Even just the various PPP loans, which were meant to help businesses continue to pay workers during a financial crunch, ended up passing off a limited amount of dollars to consumers; NBER research from January 2022 found that the “majority of PPP loan dollars issued in 2020—66 to 77 percent—did not go to paychecks, however, but instead accrued to business owners and shareholders.”

This means that if businesses increased their prices since the start of the pandemic to capture increased demand, consumers haven’t necessarily had the income to match. Said price increases, therefore, have ended up acting as self-imposed inflationary pressures even if businesses are seeing higher profit margins.

 

Can Businesses Try Any Other Strategies?

 

Businesses may look at the third interest rate hike this year, and hints of two more before the end of the year, and feel shackled by limited possibilities on how to respond to increasing borrowing and investment costs.
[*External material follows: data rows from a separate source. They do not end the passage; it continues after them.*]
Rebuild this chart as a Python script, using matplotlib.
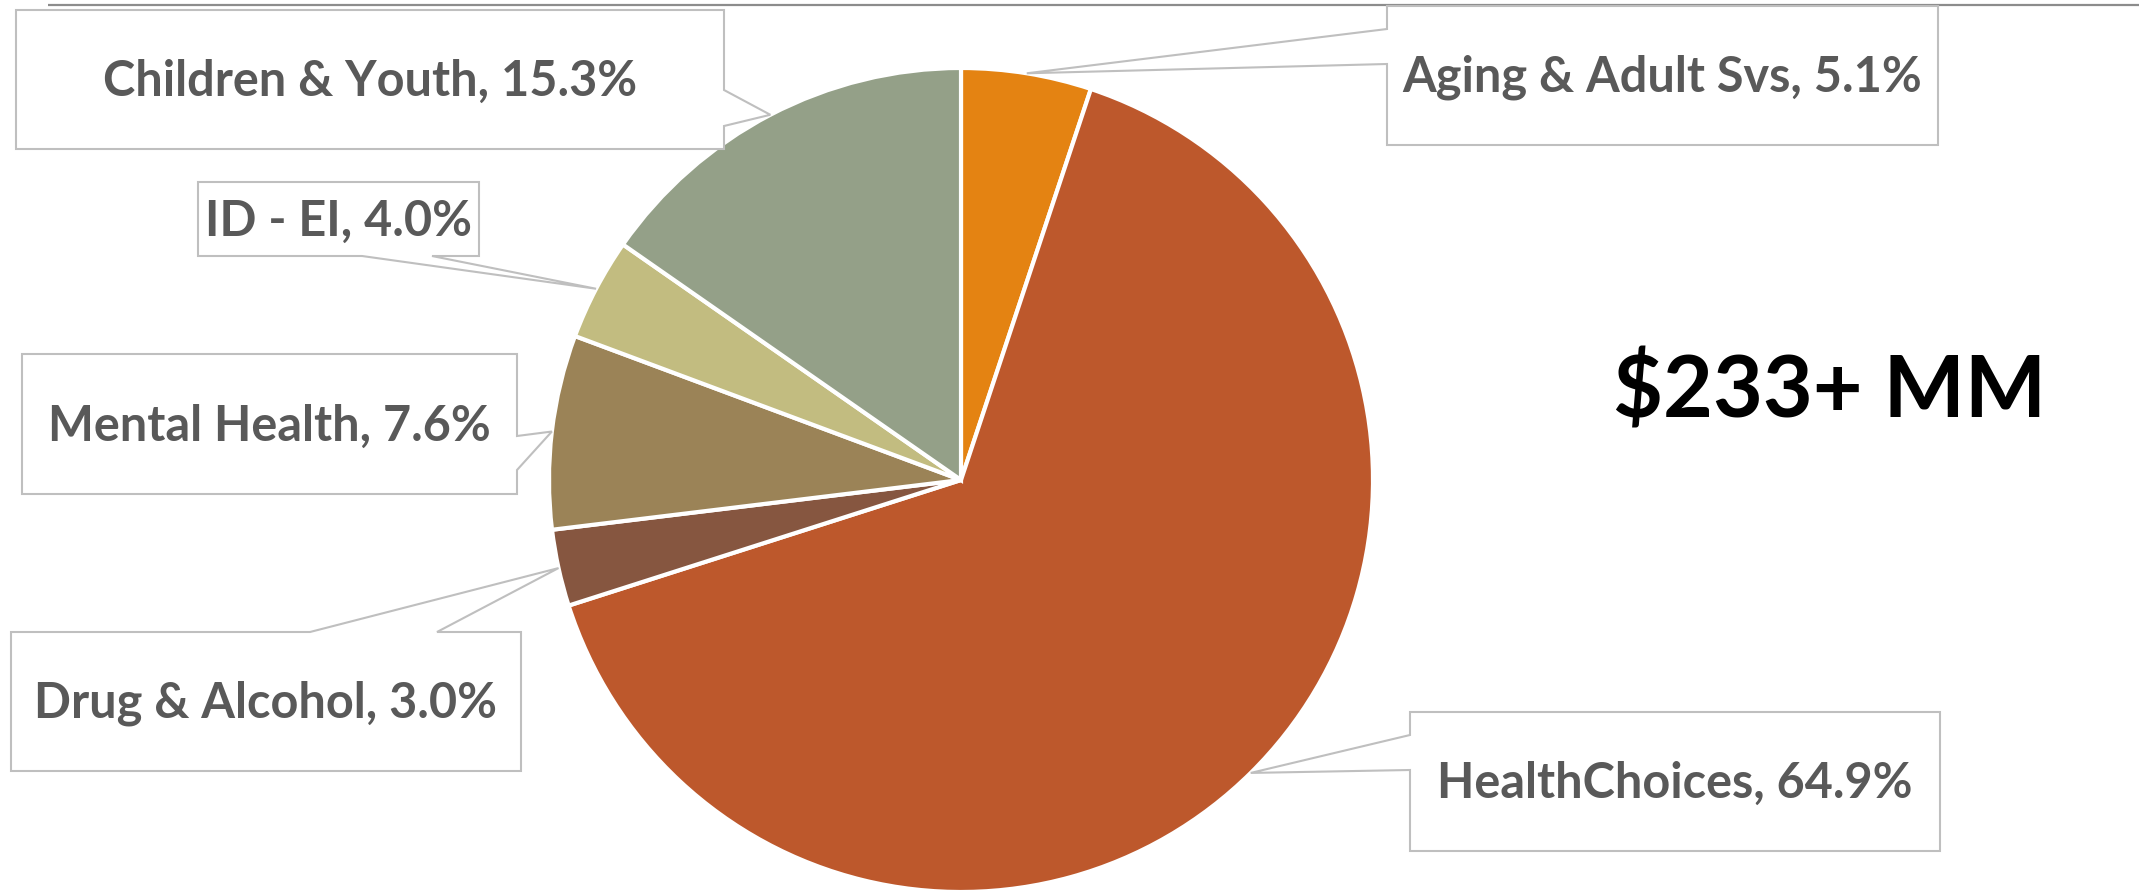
import numpy as np
import matplotlib
matplotlib.use("Agg")
import matplotlib.pyplot as plt
from matplotlib.patches import Polygon

# ---------------- data ----------------
categories = ["Aging & Adult Svs", "HealthChoices", "Drug & Alcohol",
              "Mental Health", "ID - EI", "Children & Youth"]
shares = [5.1, 64.9, 3.0, 7.6, 4.0, 15.3]
colors = ["#E48312", "#BD582C", "#865640", "#9B8357", "#C2BC80", "#94A088"]
total_label = "$233+ MM"

# ---------------- layout (pixel coords, origin top-left) ----------------
W, H = 2139, 893
PIE_CENTER = (961, 480)
PIE_RADIUS = 412
# box: (x0, y0, x1, y1), notch side, notch start, notch end
boxes = [
    ((1387, 6, 1938, 145), "left", 29, 64),
    ((1410, 712, 1940, 851), "left", 735, 770),
    ((11, 632, 521, 771), "top", 310, 437),
    ((22, 354, 517, 494), "right", 436, 470),
    ((198, 182, 479, 256), "bottom", 362, 432),
    ((16, 10, 724, 149), "right", 90, 126),
]

plt.rcParams['font.family'] = ['Lato', 'DejaVu Sans']

fig = plt.figure(figsize=(W / 100, H / 100), dpi=100)
ax = fig.add_axes([0, 0, 1, 1])


def fy(y):
    return H - y


wedges, _ = ax.pie(shares, colors=colors, startangle=90, counterclock=False,
                   center=(PIE_CENTER[0], fy(PIE_CENTER[1])), radius=PIE_RADIUS,
                   wedgeprops=dict(edgecolor="white", linewidth=3))

for w, cat, val, (rect, side, a, b) in zip(wedges, categories, shares, boxes):
    mid = np.deg2rad((w.theta1 + w.theta2) / 2)
    tx = w.center[0] + w.r * np.cos(mid)
    ty = w.center[1] + w.r * np.sin(mid)
    tip = (tx, ty)
    x0, y0, x1, y1 = rect
    if side == "top":
        pts = [(x0, y0), (a, y0), None, (b, y0), (x1, y0), (x1, y1), (x0, y1)]
    elif side == "right":
        pts = [(x0, y0), (x1, y0), (x1, a), None, (x1, b), (x1, y1), (x0, y1)]
    elif side == "bottom":
        pts = [(x0, y0), (x1, y0), (x1, y1), (b, y1), None, (a, y1), (x0, y1)]
    else:
        pts = [(x0, y0), (x1, y0), (x1, y1), (x0, y1), (x0, b), None, (x0, a)]
    poly = [tip if p is None else (p[0], fy(p[1])) for p in pts]
    ax.add_patch(Polygon(poly, closed=True, facecolor="white",
                         edgecolor="#BFBFBF", linewidth=1.5, zorder=5))
    ax.text((x0 + x1) / 2, fy((y0 + y1) / 2 + 2), f"{cat}, {val:.1f}%",
            ha="center", va="center", fontsize=35, fontweight="bold",
            color="#595959", zorder=6)

ax.text(1830, fy(392), total_label, ha="center", va="center",
        fontsize=62, fontweight="bold", color="black")

ax.plot([48, W], [fy(4.5), fy(4.5)], color="#8C8C8C", linewidth=1.6,
        solid_capstyle="butt")

ax.set_xlim(0, W)
ax.set_ylim(0, H)
ax.set_aspect("auto")
ax.axis("off")

fig.savefig("out.png", dpi=100, facecolor="white")
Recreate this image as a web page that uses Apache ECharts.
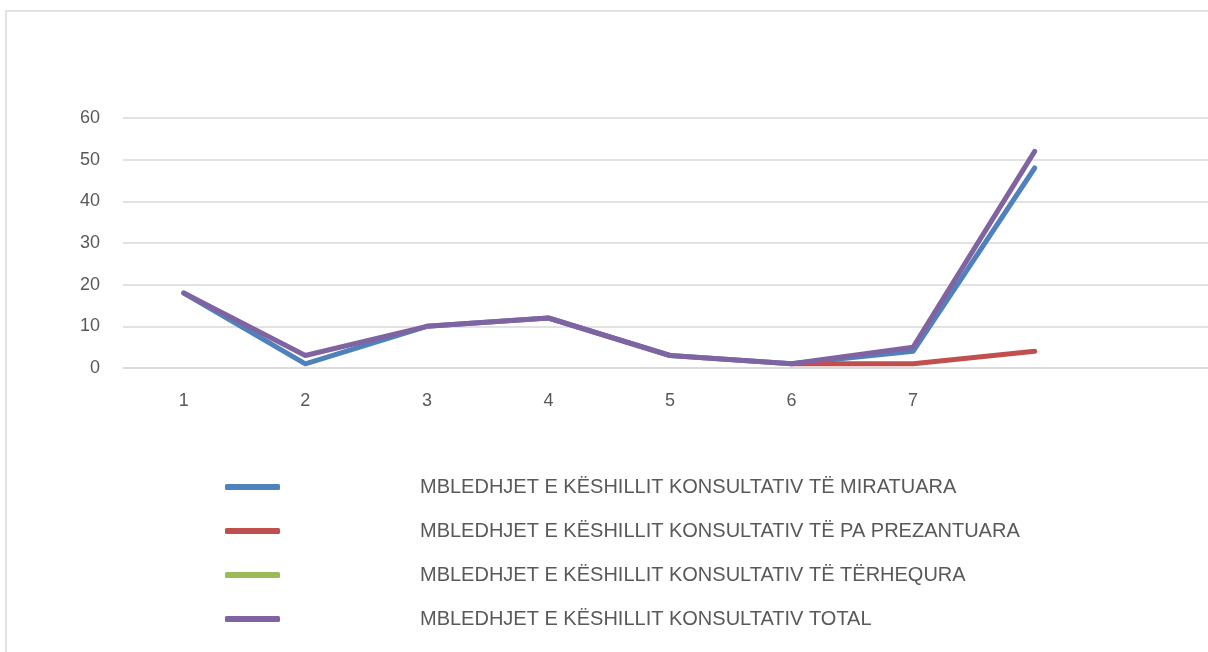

“What I worry about as an economist is, has the range of options been so decreased that this is the only possibility, the only possibility is the Summers possibility, is increasing unemployment to 10? What about other things,” Ruccio said.

There’s an argument to be made for a different approach than slowing both business borrowing and spending to make it through this consistently-higher interest rate and inflationary period.

Cutting back on investments is a short-term solution that “might work,” Ruccio explained, but losing skilled workers, ending relationships with trusted suppliers, and pausing innovative developments could invariably leave firms out to dry when a recovery rounds the corner.

“The low road becomes a self-fulfilling prophecy,” Ruccio said. “It also means that those businesses, if and when there is a recovery, are less equipped to restart.”

This means that businesses need to keep all three of the macroeconomic recessionary phases in mind when crafting a strategy: inflation, recession and recovery. Ruccio offers an alternative which he pins the “high road,” also known as maintaining committed expenses and eating the short-term loss to profit.

“If you want to survive this then you gotta be thinking about lower margins. You gotta be thinking about, if the margin right now is a 10%, [go to] 5%. That way you keep going, you keep your employees, you keep your suppliers, and that’s what I refer to as biting the bullet. So you sacrifice a little in the short term to live another day,” Ruccio said.

All too familiar from his Notre Dame days, companies that rely too heavily on short-term cost cutting will find themselves relying on a “Hail Mary pass” to avoid the worst consequences of a high-cost borrowing period. It’s a gamble they could take, but at the end of the day it’s still just a gamble, and a risky one at that for the whole economy.

“Otherwise they’re hoping for a Fed rate increase and continued increases through the end of this year that dampen demand, raise unemployment, but achieve a soft landing. And that’s the Hail Mary pass. Probably not gonna happen, not with a succession of historic increases in the federal funds rate,” Ruccio said.

If you’re a business who heeds this advice, Wall Street may not take kindly to your strategy, considering losses to quarterly profits would give analysts a bearish signal and could lead to stock devaluation. Adjusting to lower profit margins in the short-term would take open communication with shareholders, analysts and investors to get on the same strategic page, though Ruccio says a drop in stock prices may be the inevitable price to pay for a long-term outlook to recovery.

Another way Ruccio sees an alternative strategy working for businesses is if they bring more players to the table; Ruccio advocates for more structural inclusion of workers in important business decisions, especially during recessionary periods. This would be similar to Germany’s model of placing employees on boards of directors. This would ideally create more actionable short-term game plans that work across all layers of the company while retaining important knowledge pools internally.

“What if they were involved in some of those decisions? So what should our business plan be? What are the kinds of pay, salary, wages and benefits that we might begin to institute in this particular business in order to move forward together,” Ruccio said.